В моём рассказе «чёрная краска» оказалась перемешанной со светлой. Всё в жизни перемешано. Жизнь нередко озадачивает загадочным сочетанием противоположных, несовместимых аспектов действительности.


С одной стороны, там всё, что вокруг, было для меня «они»; я был чужаком. С другой стороны, «их» язык был (и остался) моим языком, а «их» чудесная природа была и моей. Я ходил там с рюкзаком по разным далёким краям, лазил по горам, плавал на байдарке и плоту, бегал на лыжах. Всё это я оставил, и никогда не жалел.


В школьные годы (последние 4 года) у меня был очень близкий друг – русский мальчик. Мы разделяли любовь к науке, и вместе пошли на физфак (он тоже был золотым медалистом; его, как положено, приняли без проблем: он был «свой»). Мы попали в одну группу. Прекрасно! Вот парадокс: начав учиться, мы перестали дружить. Мы не ссорились, но естественным образом вокруг меня оказались только евреи. Почему? «Еврейские дела» редко бывали темой обсуждения, еврейский национализм не был тогда ничьим кредо, но… была сила, которая тянула нас друг к другу.

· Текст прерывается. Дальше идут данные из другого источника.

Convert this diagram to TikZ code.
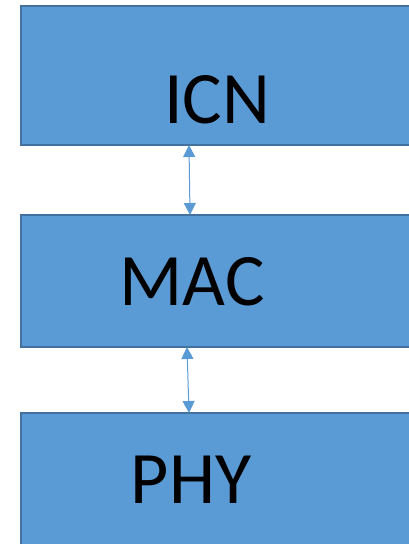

Вот ещё один взгляд на прошлое: я провёл в стране моего рождения те годы жизни, когда всё вокруг становится «голубым и зелёным». Я подружился с замечательными людьми, которые остались близкими друзьями на всю жизнь. Это – оборотная сторона той страшной действительности: они (враги свободы и враги евреев) против своей воли помогали нам (поборникам свободы и евреям) сплотиться и ощущать себя внутренне свободными. И научиться видеть и понимать то, что они прятали за семью печатями.

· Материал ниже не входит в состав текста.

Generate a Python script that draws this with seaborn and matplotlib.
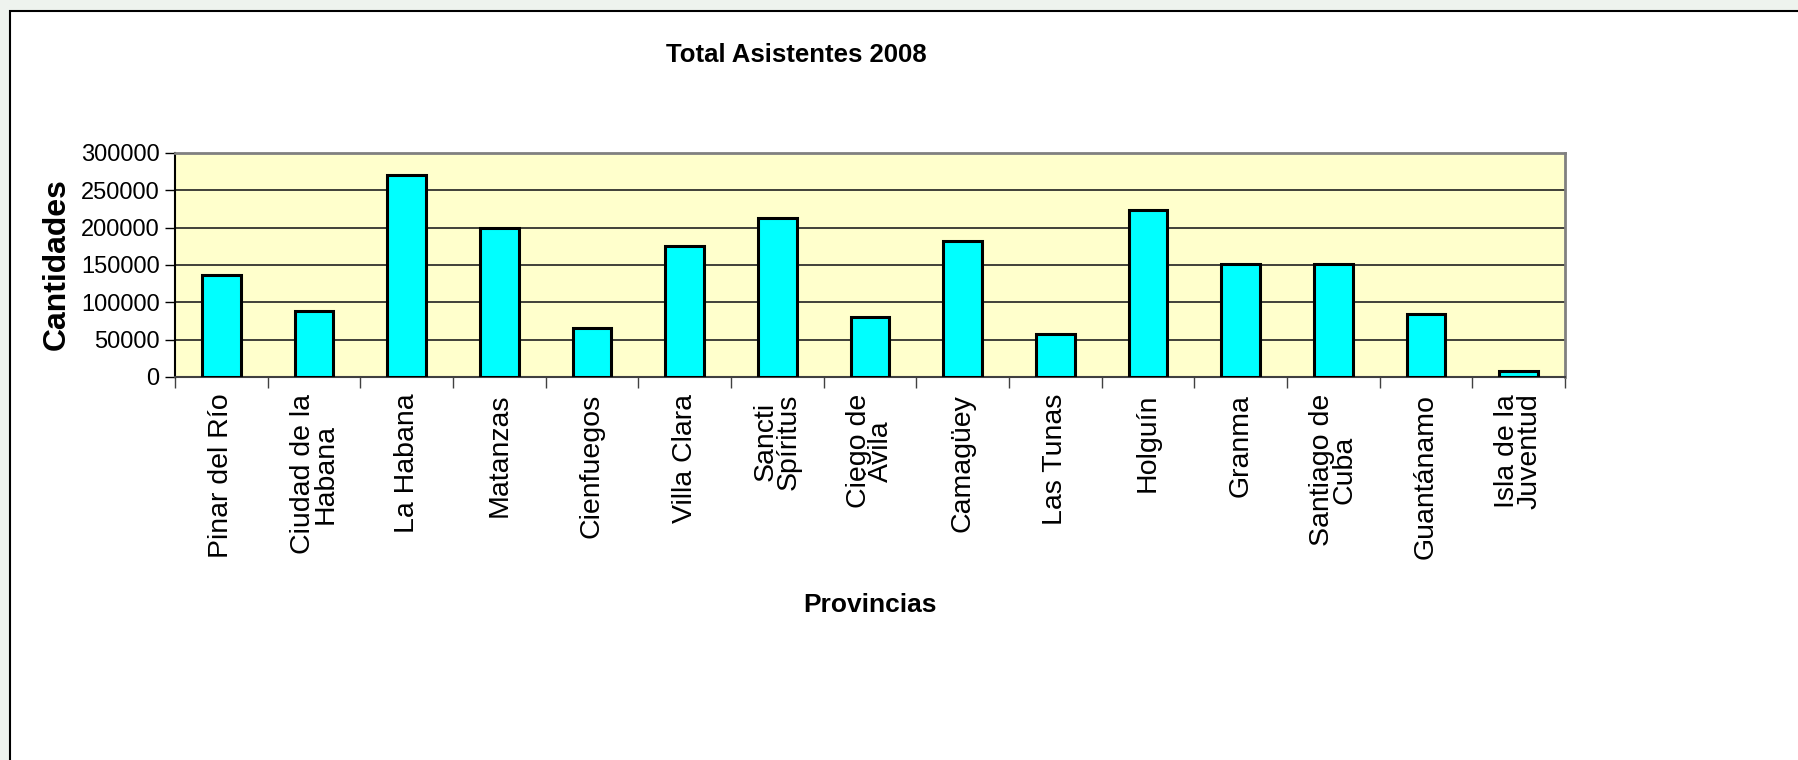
import numpy as np
import pandas as pd
import seaborn as sns
import matplotlib.pyplot as plt
from matplotlib.patches import Rectangle

# Data
provincias = ["Pinar del Río", "Ciudad de la\nHabana", "La Habana", "Matanzas",
              "Cienfuegos", "Villa Clara", "Sancti\nSpíritus", "Ciego de\nÁvila",
              "Camagüey", "Las Tunas", "Holguín", "Granma", "Santiago de\nCuba",
              "Guantánamo", "Isla de la\nJuventud"]
asistentes = [137000, 88000, 270000, 200000, 65000, 175000, 213000, 80000,
              182000, 58000, 224000, 152000, 152000, 84000, 8000]
y_ticks = [0, 50000, 100000, 150000, 200000, 250000, 300000]

df = pd.DataFrame({"provincia": provincias, "total": asistentes})

sns.set_style("white")
plt.rcParams['font.family'] = ['Liberation Sans', 'DejaVu Sans']
plt.rcParams['text.color'] = 'black'
plt.rcParams['xtick.color'] = 'black'
plt.rcParams['ytick.color'] = 'black'
narrow = ['Liberation Sans Narrow', 'Liberation Sans', 'DejaVu Sans']

fig = plt.figure(figsize=(17.98, 7.6), dpi=100)
fig.patch.set_facecolor('#eef3ee')

# white chart box with black frame
box = Rectangle((10 / 1798, -0.05), 1.2, 1 - 11 / 760 + 0.05,
                transform=fig.transFigure, facecolor='white',
                edgecolor='black', linewidth=1.5, zorder=-1)
fig.patches.append(box)

ax = fig.add_axes([175 / 1798, 1 - 377 / 760, (1565 - 175) / 1798, (377 - 153) / 760])
ax.set_zorder(2)
ax.set_facecolor('#ffffcc')

sns.barplot(data=df, x="provincia", y="total", color='#00ffff', width=0.42,
            edgecolor='black', linewidth=2.2, saturation=1, ax=ax, zorder=3)

ax.set_xlim(-0.5, len(provincias) - 0.5)
ax.set_ylim(0, 300000)
ax.set_yticks(y_ticks)
ax.set_yticklabels([str(v) for v in y_ticks], family=narrow, fontsize=17)
ax.yaxis.grid(True, color='#202020', linewidth=1.2, zorder=1)
ax.set_axisbelow(True)

# category labels at centres, tick marks at the boundaries
ax.set_xticks(np.arange(len(provincias)))
ax.set_xticklabels(provincias, rotation=90, ha='center', va='top',
                   fontsize=20.5, linespacing=0.82)
ax.set_xticks(np.arange(len(provincias) + 1) - 0.5, minor=True)
ax.tick_params(axis='x', which='major', length=0, pad=12)
ax.tick_params(axis='x', which='minor', length=8, width=1, color='#404040',
               direction='out', bottom=True)
ax.tick_params(axis='y', length=7, width=1, color='black', direction='out',
               left=True, pad=4)

for side in ['top', 'right']:
    ax.spines[side].set_color('#808080')
    ax.spines[side].set_linewidth(2)
ax.spines['left'].set_color('black')
ax.spines['left'].set_linewidth(1.5)
ax.spines['bottom'].set_color('#404040')
ax.spines['bottom'].set_linewidth(1.5)

ax.set_xlabel('')
ax.set_ylabel('')
fig.text(0.443, 0.928, 'Total Asistentes 2008', family=narrow, fontsize=18.5,
         fontweight='bold', ha='center', va='center')
fig.text((175 + 1565) / 2 / 1798, 1 - 605 / 760, 'Provincias', family=narrow,
         fontsize=19, fontweight='bold', ha='center', va='center')
fig.text(57 / 1798, 1 - 264 / 760, 'Cantidades', fontsize=23, fontweight='bold',
         rotation=90, ha='center', va='center')

fig.savefig('out.png', dpi=100, facecolor=fig.get_facecolor())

В те давние времена, только гуляя по улицам Москвы, можно было разговаривать вдали от стен, у которых есть «уши», и мы обсуждали спасение мира, часами ходя по городу и тем самым сочетая разные удовольствия.


«Москва-столица, моя Москва». Это была «их» песня про «их» Москву. Но Москва была и моя. Эту «мою Москву» моей молодости я не хочу потерять, приехав в теперешнюю Москву. За 38 лет я ни разу не нанёс визита в страну, где родился.

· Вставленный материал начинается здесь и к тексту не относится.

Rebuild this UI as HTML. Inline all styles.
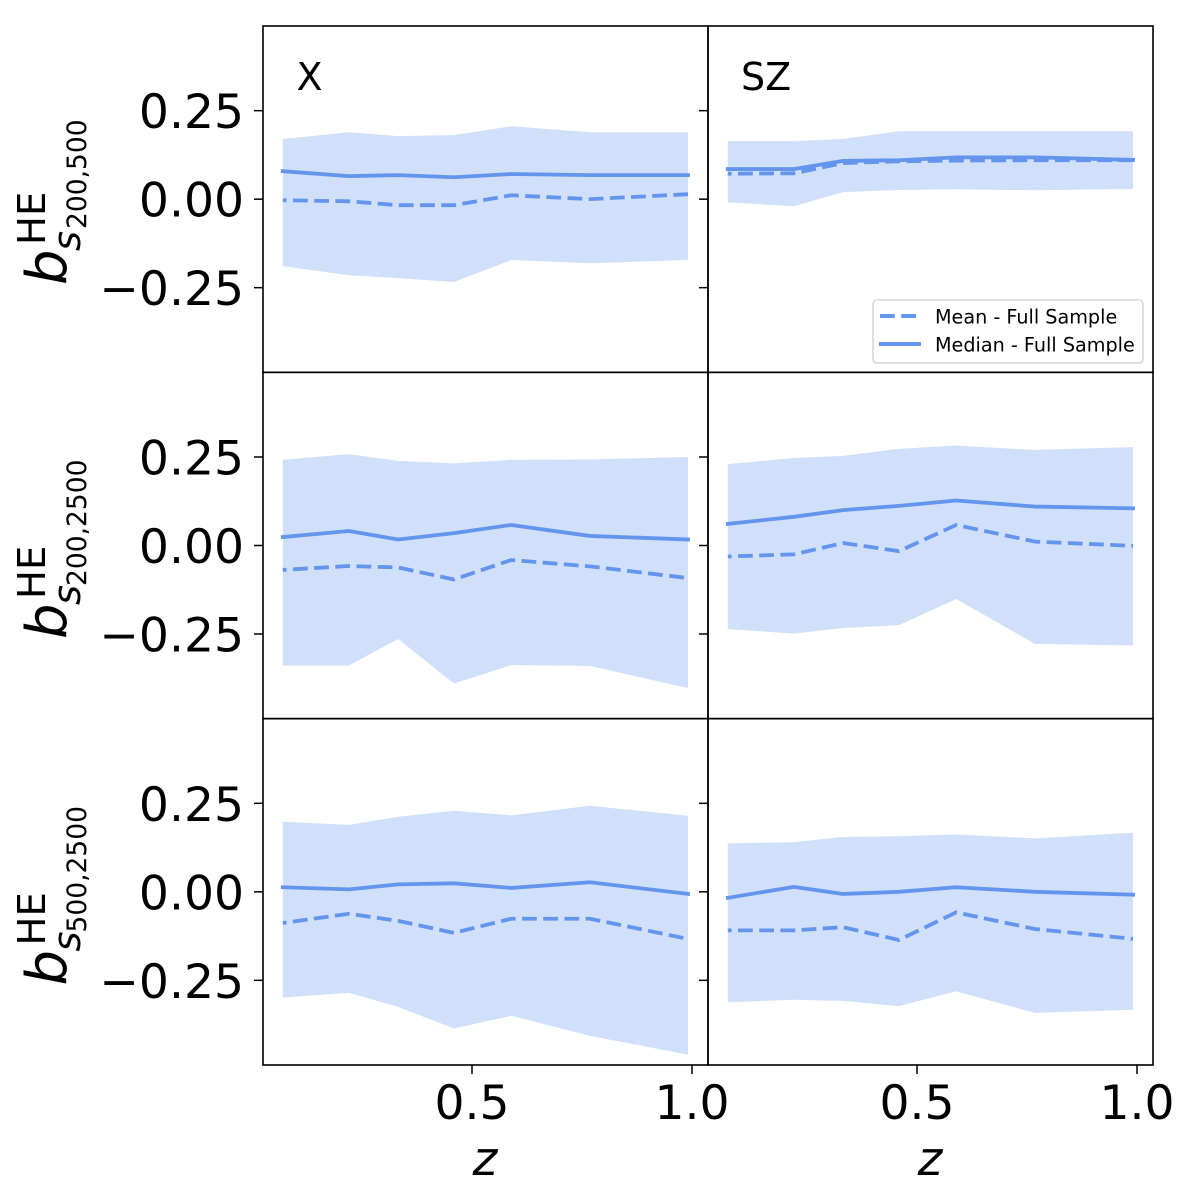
<!DOCTYPE html>
<html lang="en">
<head>
<meta charset="utf-8">
<title>Hydrostatic bias vs redshift</title>
<style>
html,body{margin:0;padding:0;background:#fff;}
svg{display:block;}
text{font-family:"DejaVu Sans",sans-serif;fill:#000;}
.it{font-style:italic;}
</style>
</head>
<body>
<svg id="chart" xmlns="http://www.w3.org/2000/svg" width="1200" height="1195" viewBox="0 0 1200 1195">
  <rect x="0" y="0" width="1200" height="1195" fill="#fff"/>
  <g id="panels"></g>

  <g>
    <text class="it" font-size="56" transform="translate(66,285) rotate(-90)">b</text>
    <text font-size="38.5" transform="translate(45,245) rotate(-90)">HE</text>
    <text class="it" font-size="38.5" transform="translate(80,251) rotate(-90)">s</text>
    <text font-size="26.5" transform="translate(86,229) rotate(-90)">200,500</text>
  </g>
  <g>
    <text class="it" font-size="56" transform="translate(66,639) rotate(-90)">b</text>
    <text font-size="38.5" transform="translate(45,599) rotate(-90)">HE</text>
    <text class="it" font-size="38.5" transform="translate(80,605) rotate(-90)">s</text>
    <text font-size="26.5" transform="translate(86,586) rotate(-90)">200,2500</text>
  </g>
  <g>
    <text class="it" font-size="56" transform="translate(66,985.5) rotate(-90)">b</text>
    <text font-size="38.5" transform="translate(45,945.5) rotate(-90)">HE</text>
    <text class="it" font-size="38.5" transform="translate(80,951.5) rotate(-90)">s</text>
    <text font-size="26.5" transform="translate(86,932.5) rotate(-90)">500,2500</text>
  </g>

  <text class="it" font-size="47" x="485" y="1175" text-anchor="middle">z</text>
  <text class="it" font-size="47" x="930" y="1175" text-anchor="middle">z</text>
  <text font-size="38" x="296.5" y="90">X</text>
  <text font-size="38" x="741" y="90">SZ</text>

  <g>
    <rect x="873" y="300" width="270" height="63" rx="4" ry="4" fill="#fff" fill-opacity="0.9" stroke="#d6d6d6" stroke-width="1.6"/>
    <line x1="880" y1="316" x2="921" y2="316" stroke="#6495ED" stroke-width="4" stroke-dasharray="14.8 6.4"/>
    <line x1="879" y1="344" x2="921" y2="344" stroke="#6495ED" stroke-width="4"/>
    <text font-size="19.2" x="935" y="323.5">Mean - Full Sample</text>
    <text font-size="19.2" x="935" y="351.5">Median - Full Sample</text>
  </g>
</svg>
<script>
const zBins = [0.07, 0.22, 0.332, 0.459, 0.589, 0.768, 0.991];
const yTickValues = [0.25, 0, -0.25];
const yTickLabels = ['0.25', '0.00', '\u22120.25'];
const xTickValues = [0.5, 1.0];
const xTickLabels = ['0.5', '1.0'];

const xS200500Upper = [0.170, 0.189, 0.178, 0.181, 0.206, 0.189, 0.189];
const xS200500Lower = [-0.189, -0.215, -0.223, -0.234, -0.172, -0.181, -0.172];
const xS200500Median = [0.079, 0.065, 0.068, 0.062, 0.071, 0.068, 0.068];
const xS200500Mean = [-0.003, -0.006, -0.017, -0.017, 0.011, 0.000, 0.014];

const szS200500Upper = [0.164, 0.164, 0.170, 0.192, 0.192, 0.192, 0.192];
const szS200500Lower = [-0.009, -0.020, 0.020, 0.026, 0.028, 0.025, 0.029];
const szS200500Median = [0.085, 0.085, 0.108, 0.110, 0.118, 0.118, 0.111];
const szS200500Mean = [0.072, 0.073, 0.102, 0.107, 0.109, 0.110, 0.110];

const xS2002500Upper = [0.242, 0.258, 0.239, 0.232, 0.242, 0.243, 0.250];
const xS2002500Lower = [-0.339, -0.339, -0.264, -0.390, -0.338, -0.340, -0.403];
const xS2002500Median = [0.024, 0.041, 0.017, 0.035, 0.058, 0.027, 0.017];
const xS2002500Mean = [-0.069, -0.058, -0.062, -0.096, -0.041, -0.059, -0.092];

const szS2002500Upper = [0.230, 0.247, 0.253, 0.273, 0.282, 0.270, 0.278];
const szS2002500Lower = [-0.236, -0.249, -0.233, -0.225, -0.151, -0.278, -0.282];
const szS2002500Median = [0.061, 0.081, 0.100, 0.112, 0.127, 0.110, 0.105];
const szS2002500Mean = [-0.031, -0.025, 0.007, -0.016, 0.058, 0.011, -0.001];

const xS5002500Upper = [0.198, 0.189, 0.212, 0.229, 0.216, 0.243, 0.215];
const xS5002500Lower = [-0.299, -0.285, -0.325, -0.386, -0.350, -0.407, -0.460];
const xS5002500Median = [0.013, 0.007, 0.021, 0.024, 0.011, 0.027, -0.006];
const xS5002500Mean = [-0.088, -0.062, -0.082, -0.116, -0.076, -0.076, -0.133];

const szS5002500Upper = [0.137, 0.140, 0.155, 0.157, 0.162, 0.151, 0.167];
const szS5002500Lower = [-0.312, -0.305, -0.308, -0.323, -0.281, -0.342, -0.333];
const szS5002500Median = [-0.017, 0.014, -0.006, 0.000, 0.013, 0.000, -0.008];
const szS5002500Mean = [-0.109, -0.109, -0.100, -0.136, -0.058, -0.105, -0.133];

const SVG_NS = 'http://www.w3.org/2000/svg';
const host = document.getElementById('panels');
const COLOR = '#6495ED';

const PANEL_W = 445;
const PANEL_H = 346.33;
const LEFT = 263;
const TOP = 26;
const PX_PER_Z = 440;
const PX_PER_B = 354;

function xAxis(z, col) { return LEFT + col * PANEL_W - 11 + PX_PER_Z * z; }
function yAxis(v, row) { return TOP + row * PANEL_H + PANEL_H / 2 - PX_PER_B * v; }
function pts(arr, col, row) {
  return arr.map(function (v, i) { return xAxis(zBins[i], col).toFixed(2) + ',' + yAxis(v, row).toFixed(2); });
}
function mk(tag, parent) {
  const el = document.createElementNS(SVG_NS, tag);
  parent.appendChild(el);
  return el;
}

const panelDefs = [
  { col: 0, row: 0, key: 'x-s200-500', up: xS200500Upper, lo: xS200500Lower, med: xS200500Median, mean: xS200500Mean },
  { col: 1, row: 0, key: 'sz-s200-500', up: szS200500Upper, lo: szS200500Lower, med: szS200500Median, mean: szS200500Mean },
  { col: 0, row: 1, key: 'x-s200-2500', up: xS2002500Upper, lo: xS2002500Lower, med: xS2002500Median, mean: xS2002500Mean },
  { col: 1, row: 1, key: 'sz-s200-2500', up: szS2002500Upper, lo: szS2002500Lower, med: szS2002500Median, mean: szS2002500Mean },
  { col: 0, row: 2, key: 'x-s500-2500', up: xS5002500Upper, lo: xS5002500Lower, med: xS5002500Median, mean: xS5002500Mean },
  { col: 1, row: 2, key: 'sz-s500-2500', up: szS5002500Upper, lo: szS5002500Lower, med: szS5002500Median, mean: szS5002500Mean }
];

panelDefs.forEach(function (p) {
  const g = mk('g', host);
  
  

  const band = mk('polygon', g);
  band.setAttribute('points', pts(p.up, p.col, p.row).concat(pts(p.lo, p.col, p.row).reverse()).join(' '));
  band.setAttribute('fill', COLOR);
  band.setAttribute('fill-opacity', '0.3');
  
  

  const meanLine = mk('polyline', g);
  meanLine.setAttribute('points', pts(p.mean, p.col, p.row).join(' '));
  meanLine.setAttribute('fill', 'none');
  meanLine.setAttribute('stroke', COLOR);
  meanLine.setAttribute('stroke-width', '3.8');
  meanLine.setAttribute('stroke-dasharray', '14.8 6.4');
  meanLine.setAttribute('stroke-dashoffset', '11');
  
  

  const medLine = mk('polyline', g);
  medLine.setAttribute('points', pts(p.med, p.col, p.row).join(' '));
  medLine.setAttribute('fill', 'none');
  medLine.setAttribute('stroke', COLOR);
  medLine.setAttribute('stroke-width', '3.8');
  medLine.setAttribute('stroke-linecap', 'square');
  medLine.setAttribute('stroke-linejoin', 'round');
  
  

  const frameX = LEFT + p.col * PANEL_W;
  const frameY = TOP + p.row * PANEL_H;

  const frame = mk('rect', g);
  frame.setAttribute('x', frameX);
  frame.setAttribute('y', frameY);
  frame.setAttribute('width', PANEL_W);
  frame.setAttribute('height', PANEL_H);
  frame.setAttribute('fill', 'none');
  frame.setAttribute('stroke', '#000');
  frame.setAttribute('stroke-width', '1.6');
  
  

  yTickValues.forEach(function (v, i) {
    const y = yAxis(v, p.row);
    const tick = mk('line', g);
    tick.setAttribute('x1', frameX - 9);
    tick.setAttribute('x2', frameX);
    tick.setAttribute('y1', y);
    tick.setAttribute('y2', y);
    tick.setAttribute('stroke', '#000');
    tick.setAttribute('stroke-width', '1.5');
    
    
    if (p.col === 0) {
      const label = mk('text', g);
      label.setAttribute('x', 244);
      label.setAttribute('y', y + 17.5);
      label.setAttribute('text-anchor', 'end');
      label.setAttribute('font-size', '47.2');
      
      
      label.textContent = yTickLabels[i];
    }
  });

  if (p.row === 2) {
    xTickValues.forEach(function (z, i) {
      const x = xAxis(z, p.col);
      const tick = mk('line', g);
      tick.setAttribute('x1', x);
      tick.setAttribute('x2', x);
      tick.setAttribute('y1', frameY + PANEL_H);
      tick.setAttribute('y2', frameY + PANEL_H + 9);
      tick.setAttribute('stroke', '#000');
      tick.setAttribute('stroke-width', '1.5');
      
      
      const label = mk('text', g);
      label.setAttribute('x', x);
      label.setAttribute('y', 1119);
      label.setAttribute('text-anchor', 'middle');
      label.setAttribute('font-size', '47.2');
      
      
      label.textContent = xTickLabels[i];
    });
  }
});
</script>
</body>
</html>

В детстве и юности я никогда не слышал от своих родных ничего о еврейских традициях или истории, меня не учили ни «открещиваться» от своего еврейства, ни гордиться принадлежностью к «избранному народу» (слово «еврей» было тогда вообще «запретным»). Но товарищ Сталин (и иже с ним) и «великий советский народ» научили меня быть евреем и с гордостью нести это почётное «бремя». Научили принадлежать к Святому Народу.


«Что для меня теперь Израиль?» Тут слово «теперь» — лишнее. Израиль стал моей страной задолго до того, как я здесь поселился.


И, как ни странно, продолжает становиться «ещё более моей страной» (уже 39-й год), хотя многие перемены, происходившие и происходящие здесь, мне, мягко говоря, совсем не по душе. Я пытался бороться с этими переменами (в партии «Тхия» и в других рамках); теперь пытаюсь бороться и с помощью Интернета.


Но, видя эти удручающие перемены (наряду с радующими переменами), я, хотя и призываю других не успокаивать себя словами «обойдётся», продолжаю сам верить «АМ ИСРАИЛЬ ХАЙ!» («Народ Израиля жив!» И будет жить вечно).